▶ [Given data]:
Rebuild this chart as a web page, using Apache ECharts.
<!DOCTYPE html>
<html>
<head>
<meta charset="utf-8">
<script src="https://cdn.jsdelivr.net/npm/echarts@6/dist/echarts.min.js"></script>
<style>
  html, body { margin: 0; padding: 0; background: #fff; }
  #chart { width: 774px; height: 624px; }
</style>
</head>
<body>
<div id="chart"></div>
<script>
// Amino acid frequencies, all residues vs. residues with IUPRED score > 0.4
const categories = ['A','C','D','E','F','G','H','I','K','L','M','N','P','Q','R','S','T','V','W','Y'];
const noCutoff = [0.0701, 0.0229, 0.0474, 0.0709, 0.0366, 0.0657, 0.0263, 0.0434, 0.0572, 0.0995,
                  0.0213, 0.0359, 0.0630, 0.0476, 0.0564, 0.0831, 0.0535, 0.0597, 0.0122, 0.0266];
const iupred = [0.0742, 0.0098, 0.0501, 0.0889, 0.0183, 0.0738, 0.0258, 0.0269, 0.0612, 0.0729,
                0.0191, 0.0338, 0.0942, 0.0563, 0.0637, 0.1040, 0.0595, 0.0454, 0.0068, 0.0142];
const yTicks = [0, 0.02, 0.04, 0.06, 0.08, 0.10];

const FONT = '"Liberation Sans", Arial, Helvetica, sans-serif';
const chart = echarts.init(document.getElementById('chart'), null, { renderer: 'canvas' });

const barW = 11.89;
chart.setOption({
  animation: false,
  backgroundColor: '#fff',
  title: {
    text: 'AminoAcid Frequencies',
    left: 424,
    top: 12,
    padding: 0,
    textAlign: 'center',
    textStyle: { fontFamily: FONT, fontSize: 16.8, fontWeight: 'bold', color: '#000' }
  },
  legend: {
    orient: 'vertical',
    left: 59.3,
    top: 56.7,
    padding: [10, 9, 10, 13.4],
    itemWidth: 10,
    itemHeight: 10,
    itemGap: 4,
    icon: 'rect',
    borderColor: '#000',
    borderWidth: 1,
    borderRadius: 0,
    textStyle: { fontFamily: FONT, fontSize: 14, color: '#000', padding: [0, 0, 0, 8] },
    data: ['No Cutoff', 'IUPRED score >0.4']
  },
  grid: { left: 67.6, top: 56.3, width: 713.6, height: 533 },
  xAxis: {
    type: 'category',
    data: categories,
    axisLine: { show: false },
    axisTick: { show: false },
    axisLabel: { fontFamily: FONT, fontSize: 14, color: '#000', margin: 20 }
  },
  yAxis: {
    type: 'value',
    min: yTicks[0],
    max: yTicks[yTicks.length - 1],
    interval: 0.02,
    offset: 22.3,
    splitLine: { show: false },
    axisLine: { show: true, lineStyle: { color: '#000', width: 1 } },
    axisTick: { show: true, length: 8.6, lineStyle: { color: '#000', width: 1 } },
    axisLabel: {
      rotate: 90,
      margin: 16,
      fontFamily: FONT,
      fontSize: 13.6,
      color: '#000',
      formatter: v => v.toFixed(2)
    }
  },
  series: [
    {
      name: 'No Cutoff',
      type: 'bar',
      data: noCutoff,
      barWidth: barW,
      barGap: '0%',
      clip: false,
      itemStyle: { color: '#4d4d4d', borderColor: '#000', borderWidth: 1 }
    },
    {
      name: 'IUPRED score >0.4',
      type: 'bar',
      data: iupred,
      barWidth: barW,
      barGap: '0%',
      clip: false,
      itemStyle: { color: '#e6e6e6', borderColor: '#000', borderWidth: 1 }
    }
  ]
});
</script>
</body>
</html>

▶ [The task]: Each line of the listing should be echoed back exactly.

▶ [Answer in full]:
Rebuild this chart as a web page, using Apache ECharts.
<!DOCTYPE html>
<html>
<head>
<meta charset="utf-8">
<script src="https://cdn.jsdelivr.net/npm/echarts@6/dist/echarts.min.js"></script>
<style>
  html, body { margin: 0; padding: 0; background: #fff; }
  #chart { width: 774px; height: 624px; }
</style>
</head>
<body>
<div id="chart"></div>
<script>
// Amino acid frequencies, all residues vs. residues with IUPRED score > 0.4
const categories = ['A','C','D','E','F','G','H','I','K','L','M','N','P','Q','R','S','T','V','W','Y'];
const noCutoff = [0.0701, 0.0229, 0.0474, 0.0709, 0.0366, 0.0657, 0.0263, 0.0434, 0.0572, 0.0995,
                  0.0213, 0.0359, 0.0630, 0.0476, 0.0564, 0.0831, 0.0535, 0.0597, 0.0122, 0.0266];
const iupred = [0.0742, 0.0098, 0.0501, 0.0889, 0.0183, 0.0738, 0.0258, 0.0269, 0.0612, 0.0729,
                0.0191, 0.0338, 0.0942, 0.0563, 0.0637, 0.1040, 0.0595, 0.0454, 0.0068, 0.0142];
const yTicks = [0, 0.02, 0.04, 0.06, 0.08, 0.10];

const FONT = '"Liberation Sans", Arial, Helvetica, sans-serif';
const chart = echarts.init(document.getElementById('chart'), null, { renderer: 'canvas' });

const barW = 11.89;
chart.setOption({
  animation: false,
  backgroundColor: '#fff',
  title: {
    text: 'AminoAcid Frequencies',
    left: 424,
    top: 12,
    padding: 0,
    textAlign: 'center',
    textStyle: { fontFamily: FONT, fontSize: 16.8, fontWeight: 'bold', color: '#000' }
  },
  legend: {
    orient: 'vertical',
    left: 59.3,
    top: 56.7,
    padding: [10, 9, 10, 13.4],
    itemWidth: 10,
    itemHeight: 10,
    itemGap: 4,
    icon: 'rect',
    borderColor: '#000',
    borderWidth: 1,
    borderRadius: 0,
    textStyle: { fontFamily: FONT, fontSize: 14, color: '#000', padding: [0, 0, 0, 8] },
    data: ['No Cutoff', 'IUPRED score >0.4']
  },
  grid: { left: 67.6, top: 56.3, width: 713.6, height: 533 },
  xAxis: {
    type: 'category',
    data: categories,
    axisLine: { show: false },
    axisTick: { show: false },
    axisLabel: { fontFamily: FONT, fontSize: 14, color: '#000', margin: 20 }
  },
  yAxis: {
    type: 'value',
    min: yTicks[0],
    max: yTicks[yTicks.length - 1],
    interval: 0.02,
    offset: 22.3,
    splitLine: { show: false },
    axisLine: { show: true, lineStyle: { color: '#000', width: 1 } },
    axisTick: { show: true, length: 8.6, lineStyle: { color: '#000', width: 1 } },
    axisLabel: {
      rotate: 90,
      margin: 16,
      fontFamily: FONT,
      fontSize: 13.6,
      color: '#000',
      formatter: v => v.toFixed(2)
    }
  },
  series: [
    {
      name: 'No Cutoff',
      type: 'bar',
      data: noCutoff,
      barWidth: barW,
      barGap: '0%',
      clip: false,
      itemStyle: { color: '#4d4d4d', borderColor: '#000', borderWidth: 1 }
    },
    {
      name: 'IUPRED score >0.4',
      type: 'bar',
      data: iupred,
      barWidth: barW,
      barGap: '0%',
      clip: false,
      itemStyle: { color: '#e6e6e6', borderColor: '#000', borderWidth: 1 }
    }
  ]
});
</script>
</body>
</html>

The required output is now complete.